Он художник в своей жизни в еще большей степени, чем моралист в своем искусстве. Ошибка, которую совершают его хулители, однако, заключается в том, что они думают, будто его история на этом заканчивается. Правда о г-не Шоу не так проста. Правду о г-не Шоу нельзя рассказать, пока мы не поймем, что он художник не только в изобретении собственной жизни, но и в наблюдении за жизнями других людей. Его Бродбент — такая же замечательная фигура, как и его Джордж Бернард Шоу. Не то чтобы его портреты всегда были верными. Он слишком часто видит мужчин и женщин в преломляющих мелководьях теорий. Он доктринер, и его персонажи часто являются комическими изложениями его доктрин, а не отражениями мужчин и женщин. «Когда я представляю истинную человеческую природу, — замечает он в одном из многих отрывков, где оправдывает себя, — аудитория думает, что над ней подшучивают. На самом деле я просто очень внимательный писатель естественной истории». Невольно хочется ему возразить. Г-н Шоу часто думает, что представляет истинную человеческую природу, когда просто представляет свои мнения о человеческой природе — человеческой природе солдат, художников, женщин. Или, скорее, когда он представляет странную шипящую смесь человеческой природы и своих мнений о ней.
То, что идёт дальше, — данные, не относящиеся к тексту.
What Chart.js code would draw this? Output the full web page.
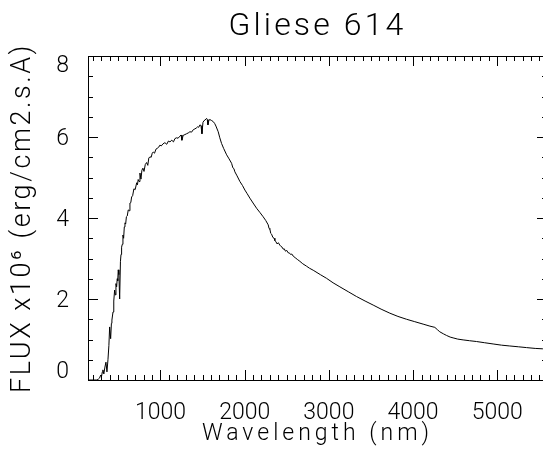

Это может быть иногда даже достоинством в его комедии. Конечно, со времен Аристофана комедия снова и снова была проводником мнений, а также отраслью естественной истории. Но это не всегда достоинство. Так, в «Дилемме доктора», когда Дюбеда умирает, его самозащита и его эгоизм по большей части удивительно верны как человеческой природе, так и взгляду г-на Шоу на человеческую природу художников. Но когда он продолжает на последнем издыхании произносить свое художественное кредо: «Я верю в Микеланджело, Веласкеса и Рембрандта; в мощь замысла, тайну цвета, искупление всего сущего вечной Красотой и послание Искусства, которое сделало эти руки благословенными. Аминь, аминь», — эти предложения не более естественны или натуралистичны, чем предсмертные высказывания в одной из баллад г-на Дж. Р. Симса. Дюбеда не подумал бы об этом, он не сказал бы этого; произнося это, он становится просто механической фигурой, без какой-либо примеси человечности, повторяющей мнение г-на Шоу о природе кредо художников. Подобная фальсификация есть и в той же пьесе в характеристике газетчика, который присутствует при смерти Дюбеда и сразу после этого жаждет взять интервью у вдовы. «Как вы думаете, — спрашивает он, — она скажет мне несколько слов о том, «Каково это — быть вдовой?» Довольно хорошее название для статьи, не так ли?» Эти предложения плохи, потому что в атмосферу более или менее натуралистической комедии они просто вводят фарсовое преувеличение мнения г-на Шоу о некомпетентности и наглости журналистов. Комедии г-на Шоу неоднократно страдают от поспешного изменения атмосферы подобным образом. Комедия, как и трагедия, должна создавать какую-то иллюзию, и разрушение иллюзии, даже ради шутки, может означать разрушение смеха. Но по сравнению со степенью реальности в его характеристиках доля нереальности не является подавляющей. Она была чудовищно преувеличена.